══ AVAILABLE RECORDS ══

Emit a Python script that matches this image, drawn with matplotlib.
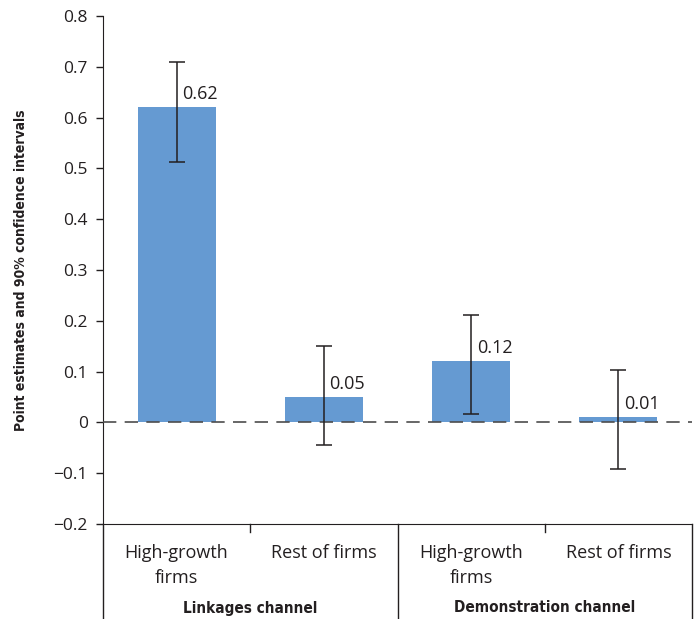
import matplotlib
matplotlib.use("Agg")
import matplotlib.pyplot as plt
import matplotlib.transforms as mtransforms
from matplotlib.lines import Line2D

# Point estimates with 90% confidence intervals
categories = ["High-growth\nfirms", "Rest of firms", "High-growth\nfirms", "Rest of firms"]
groups = ["Linkages channel", "Demonstration channel"]
estimates = [0.62, 0.05, 0.12, 0.01]
ci_low = [0.512, -0.045, 0.016, -0.091]
ci_high = [0.709, 0.150, 0.211, 0.104]
yticks = [-0.2, -0.1, 0.0, 0.1, 0.2, 0.3, 0.4, 0.5, 0.6, 0.7, 0.8]

plt.rcParams["font.family"] = ["Open Sans", "DejaVu Sans"]
bar_color = "#659AD2"
text_color = "#231F20"
bold_font = dict(family="DejaVu Sans", fontweight="bold", fontstretch="condensed")

fig = plt.figure(figsize=(6.96, 6.19), dpi=100)
ax = fig.add_axes([103 / 696, 1 - 524 / 619, 589 / 696, 508 / 619])

x = list(range(len(estimates)))
ax.bar(x, estimates, width=0.53, color=bar_color, zorder=2)
yerr = [[e - lo for e, lo in zip(estimates, ci_low)],
        [hi - e for e, hi in zip(estimates, ci_high)]]
ax.errorbar(x, estimates, yerr=yerr, fmt="none", ecolor=text_color,
            elinewidth=1.1, capsize=5.5, capthick=1.1, zorder=4)
ax.axhline(0, color="#4d4d4d", lw=1.2, dashes=(8, 5), zorder=3)

for xi, v in zip(x, estimates):
    ax.annotate(f"{v:.2f}", (xi, v), xytext=(4, 3), textcoords="offset points",
                ha="left", va="bottom", fontsize=13, color=text_color, zorder=5)

ax.set_xlim(-0.5, 3.5)
ax.set_ylim(-0.2, 0.8)
ax.set_yticks(yticks)
ax.set_yticklabels([f"{t:.1f}".replace("-", "\u2212") if t != 0 else "0" for t in yticks],
                   fontsize=12.5, color=text_color)
ax.tick_params(axis="y", direction="out", length=5, width=1, color=text_color, pad=6)
ax.set_xticks([])
for s in ["top", "right"]:
    ax.spines[s].set_visible(False)
ax.spines["left"].set_color(text_color)
ax.spines["bottom"].set_color(text_color)

ax.set_ylabel("Point estimates and 90% confidence intervals", fontsize=10,
              color=text_color, **bold_font)
ax.yaxis.set_label_coords(-75 / 589, 0.5)

# Category frame below the plot area
trans = mtransforms.blended_transform_factory(ax.transData, ax.transAxes)
depth = -95 / 508
for xv in [-0.5, 1.5, 3.5]:
    ax.add_line(Line2D([xv, xv], [0, depth], transform=trans, color=text_color,
                       lw=1, clip_on=False))
for xv in [0.5, 2.5]:
    ax.add_line(Line2D([xv, xv], [0, -8 / 508], transform=trans, color=text_color,
                       lw=1, clip_on=False))

for xi, lab in zip(x, categories):
    for li, line in enumerate(lab.split("\n")):
        ax.text(xi, -(29 + 25 * li) / 508, line, transform=trans, ha="center",
                va="center", fontsize=13, color=text_color)
for gi, g in enumerate(groups):
    ax.text(0.5 + 2 * gi, -84 / 508, g, transform=trans, ha="center", va="center",
            fontsize=11, color=text_color, **bold_font)

fig.savefig("out.png", dpi=100)
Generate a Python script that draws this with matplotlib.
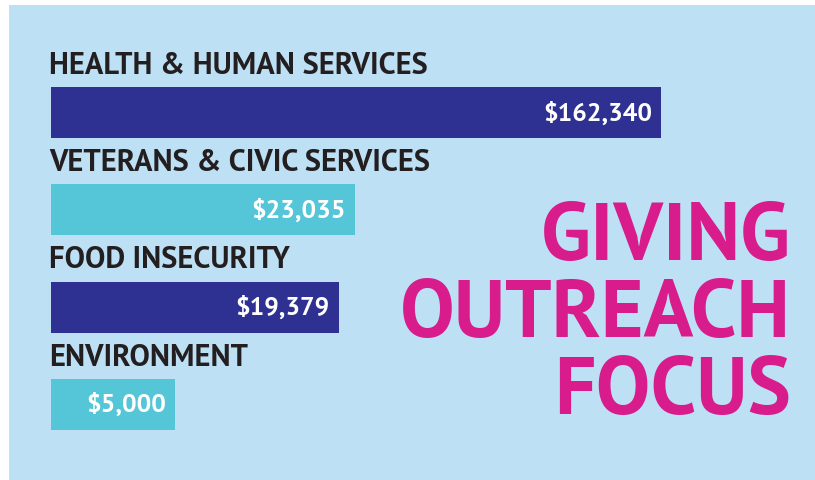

═══

Transcribe each entry above exactly, apart from the pictures.

Emit a Python script that matches this image, drawn with matplotlib.
import matplotlib
matplotlib.use("Agg")
import matplotlib.pyplot as plt
import matplotlib.transforms as mtransforms
from matplotlib.lines import Line2D

# Point estimates with 90% confidence intervals
categories = ["High-growth\nfirms", "Rest of firms", "High-growth\nfirms", "Rest of firms"]
groups = ["Linkages channel", "Demonstration channel"]
estimates = [0.62, 0.05, 0.12, 0.01]
ci_low = [0.512, -0.045, 0.016, -0.091]
ci_high = [0.709, 0.150, 0.211, 0.104]
yticks = [-0.2, -0.1, 0.0, 0.1, 0.2, 0.3, 0.4, 0.5, 0.6, 0.7, 0.8]

plt.rcParams["font.family"] = ["Open Sans", "DejaVu Sans"]
bar_color = "#659AD2"
text_color = "#231F20"
bold_font = dict(family="DejaVu Sans", fontweight="bold", fontstretch="condensed")

fig = plt.figure(figsize=(6.96, 6.19), dpi=100)
ax = fig.add_axes([103 / 696, 1 - 524 / 619, 589 / 696, 508 / 619])

x = list(range(len(estimates)))
ax.bar(x, estimates, width=0.53, color=bar_color, zorder=2)
yerr = [[e - lo for e, lo in zip(estimates, ci_low)],
        [hi - e for e, hi in zip(estimates, ci_high)]]
ax.errorbar(x, estimates, yerr=yerr, fmt="none", ecolor=text_color,
            elinewidth=1.1, capsize=5.5, capthick=1.1, zorder=4)
ax.axhline(0, color="#4d4d4d", lw=1.2, dashes=(8, 5), zorder=3)

for xi, v in zip(x, estimates):
    ax.annotate(f"{v:.2f}", (xi, v), xytext=(4, 3), textcoords="offset points",
                ha="left", va="bottom", fontsize=13, color=text_color, zorder=5)

ax.set_xlim(-0.5, 3.5)
ax.set_ylim(-0.2, 0.8)
ax.set_yticks(yticks)
ax.set_yticklabels([f"{t:.1f}".replace("-", "\u2212") if t != 0 else "0" for t in yticks],
                   fontsize=12.5, color=text_color)
ax.tick_params(axis="y", direction="out", length=5, width=1, color=text_color, pad=6)
ax.set_xticks([])
for s in ["top", "right"]:
    ax.spines[s].set_visible(False)
ax.spines["left"].set_color(text_color)
ax.spines["bottom"].set_color(text_color)

ax.set_ylabel("Point estimates and 90% confidence intervals", fontsize=10,
              color=text_color, **bold_font)
ax.yaxis.set_label_coords(-75 / 589, 0.5)

# Category frame below the plot area
trans = mtransforms.blended_transform_factory(ax.transData, ax.transAxes)
depth = -95 / 508
for xv in [-0.5, 1.5, 3.5]:
    ax.add_line(Line2D([xv, xv], [0, depth], transform=trans, color=text_color,
                       lw=1, clip_on=False))
for xv in [0.5, 2.5]:
    ax.add_line(Line2D([xv, xv], [0, -8 / 508], transform=trans, color=text_color,
                       lw=1, clip_on=False))

for xi, lab in zip(x, categories):
    for li, line in enumerate(lab.split("\n")):
        ax.text(xi, -(29 + 25 * li) / 508, line, transform=trans, ha="center",
                va="center", fontsize=13, color=text_color)
for gi, g in enumerate(groups):
    ax.text(0.5 + 2 * gi, -84 / 508, g, transform=trans, ha="center", va="center",
            fontsize=11, color=text_color, **bold_font)

fig.savefig("out.png", dpi=100)
Generate a Python script that draws this with matplotlib.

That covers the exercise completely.